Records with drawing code
===
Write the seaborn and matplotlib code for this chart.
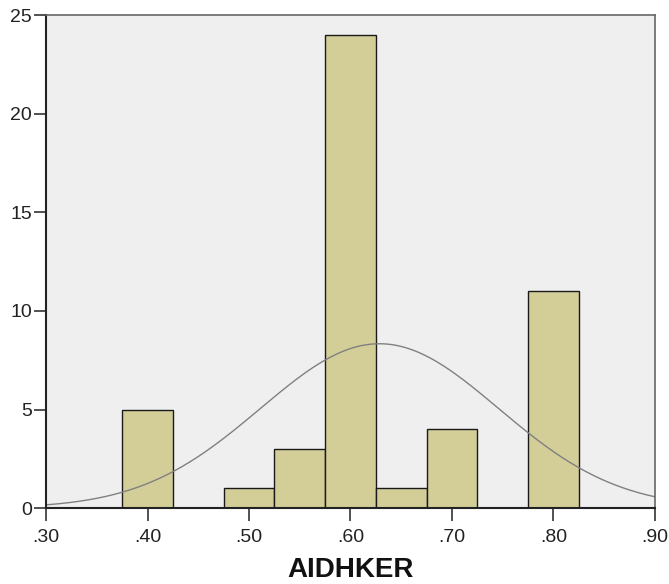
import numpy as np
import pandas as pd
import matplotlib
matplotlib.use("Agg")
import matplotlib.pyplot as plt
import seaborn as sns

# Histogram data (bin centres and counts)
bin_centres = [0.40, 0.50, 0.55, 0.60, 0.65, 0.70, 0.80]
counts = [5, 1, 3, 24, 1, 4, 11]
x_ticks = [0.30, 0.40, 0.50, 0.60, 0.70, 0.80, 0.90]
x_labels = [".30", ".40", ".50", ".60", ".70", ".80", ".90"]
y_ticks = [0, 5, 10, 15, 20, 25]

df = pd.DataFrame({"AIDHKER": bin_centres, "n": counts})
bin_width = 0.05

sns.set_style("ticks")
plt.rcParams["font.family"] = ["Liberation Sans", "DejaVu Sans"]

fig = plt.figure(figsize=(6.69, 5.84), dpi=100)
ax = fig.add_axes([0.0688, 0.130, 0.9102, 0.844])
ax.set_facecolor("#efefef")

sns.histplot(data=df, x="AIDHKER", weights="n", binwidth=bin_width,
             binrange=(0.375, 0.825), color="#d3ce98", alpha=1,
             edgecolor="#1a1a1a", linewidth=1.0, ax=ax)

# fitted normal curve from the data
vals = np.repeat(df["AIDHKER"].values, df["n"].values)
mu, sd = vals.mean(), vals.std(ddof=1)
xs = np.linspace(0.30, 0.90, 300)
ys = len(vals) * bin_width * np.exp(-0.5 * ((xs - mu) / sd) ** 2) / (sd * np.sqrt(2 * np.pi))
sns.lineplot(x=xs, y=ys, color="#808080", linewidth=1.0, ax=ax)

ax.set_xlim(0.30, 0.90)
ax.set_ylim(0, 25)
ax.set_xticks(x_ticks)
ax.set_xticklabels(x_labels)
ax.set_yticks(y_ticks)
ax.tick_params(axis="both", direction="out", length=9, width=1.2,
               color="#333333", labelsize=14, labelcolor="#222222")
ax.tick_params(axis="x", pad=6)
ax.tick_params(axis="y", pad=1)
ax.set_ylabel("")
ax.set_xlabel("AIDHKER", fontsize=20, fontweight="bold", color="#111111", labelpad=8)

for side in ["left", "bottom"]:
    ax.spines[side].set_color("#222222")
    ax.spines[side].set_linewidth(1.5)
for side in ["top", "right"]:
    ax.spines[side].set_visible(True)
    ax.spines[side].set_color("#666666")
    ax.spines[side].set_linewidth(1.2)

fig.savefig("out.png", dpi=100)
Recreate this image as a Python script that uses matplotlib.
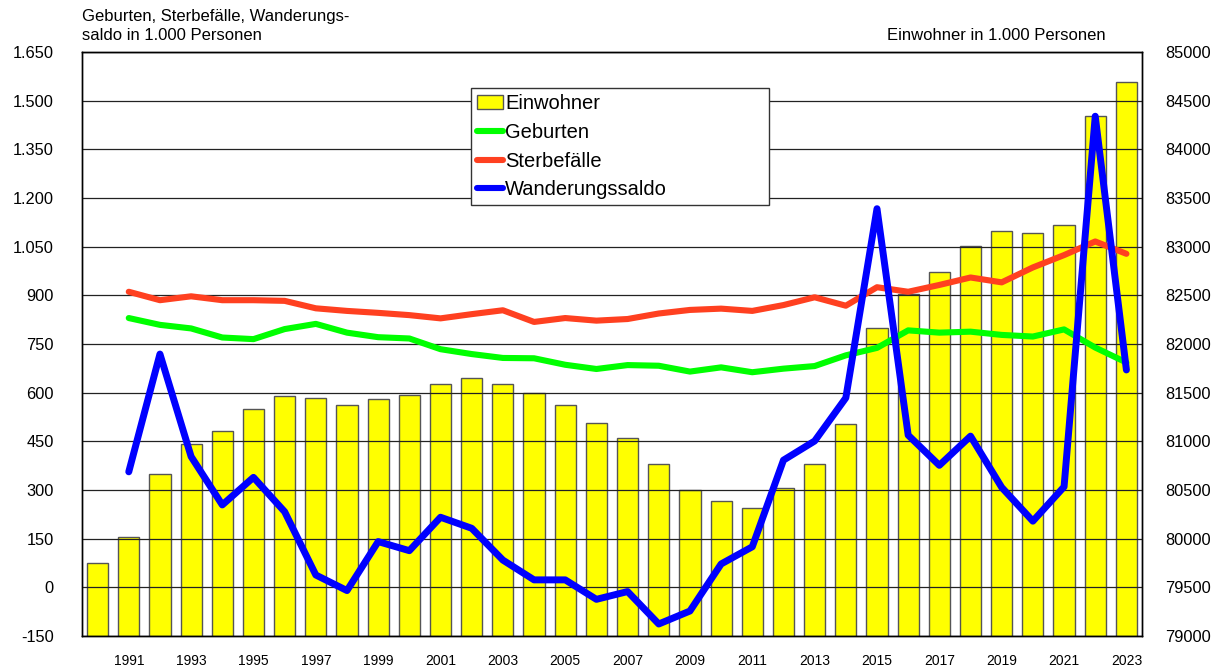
===
YOUR GOAL:
Quote the data exactly, leaving every image out of the copy.

WRITTEN SOLUTION:
Write the seaborn and matplotlib code for this chart.
import numpy as np
import pandas as pd
import matplotlib
matplotlib.use("Agg")
import matplotlib.pyplot as plt
import seaborn as sns

# Histogram data (bin centres and counts)
bin_centres = [0.40, 0.50, 0.55, 0.60, 0.65, 0.70, 0.80]
counts = [5, 1, 3, 24, 1, 4, 11]
x_ticks = [0.30, 0.40, 0.50, 0.60, 0.70, 0.80, 0.90]
x_labels = [".30", ".40", ".50", ".60", ".70", ".80", ".90"]
y_ticks = [0, 5, 10, 15, 20, 25]

df = pd.DataFrame({"AIDHKER": bin_centres, "n": counts})
bin_width = 0.05

sns.set_style("ticks")
plt.rcParams["font.family"] = ["Liberation Sans", "DejaVu Sans"]

fig = plt.figure(figsize=(6.69, 5.84), dpi=100)
ax = fig.add_axes([0.0688, 0.130, 0.9102, 0.844])
ax.set_facecolor("#efefef")

sns.histplot(data=df, x="AIDHKER", weights="n", binwidth=bin_width,
             binrange=(0.375, 0.825), color="#d3ce98", alpha=1,
             edgecolor="#1a1a1a", linewidth=1.0, ax=ax)

# fitted normal curve from the data
vals = np.repeat(df["AIDHKER"].values, df["n"].values)
mu, sd = vals.mean(), vals.std(ddof=1)
xs = np.linspace(0.30, 0.90, 300)
ys = len(vals) * bin_width * np.exp(-0.5 * ((xs - mu) / sd) ** 2) / (sd * np.sqrt(2 * np.pi))
sns.lineplot(x=xs, y=ys, color="#808080", linewidth=1.0, ax=ax)

ax.set_xlim(0.30, 0.90)
ax.set_ylim(0, 25)
ax.set_xticks(x_ticks)
ax.set_xticklabels(x_labels)
ax.set_yticks(y_ticks)
ax.tick_params(axis="both", direction="out", length=9, width=1.2,
               color="#333333", labelsize=14, labelcolor="#222222")
ax.tick_params(axis="x", pad=6)
ax.tick_params(axis="y", pad=1)
ax.set_ylabel("")
ax.set_xlabel("AIDHKER", fontsize=20, fontweight="bold", color="#111111", labelpad=8)

for side in ["left", "bottom"]:
    ax.spines[side].set_color("#222222")
    ax.spines[side].set_linewidth(1.5)
for side in ["top", "right"]:
    ax.spines[side].set_visible(True)
    ax.spines[side].set_color("#666666")
    ax.spines[side].set_linewidth(1.2)

fig.savefig("out.png", dpi=100)
Recreate this image as a Python script that uses matplotlib.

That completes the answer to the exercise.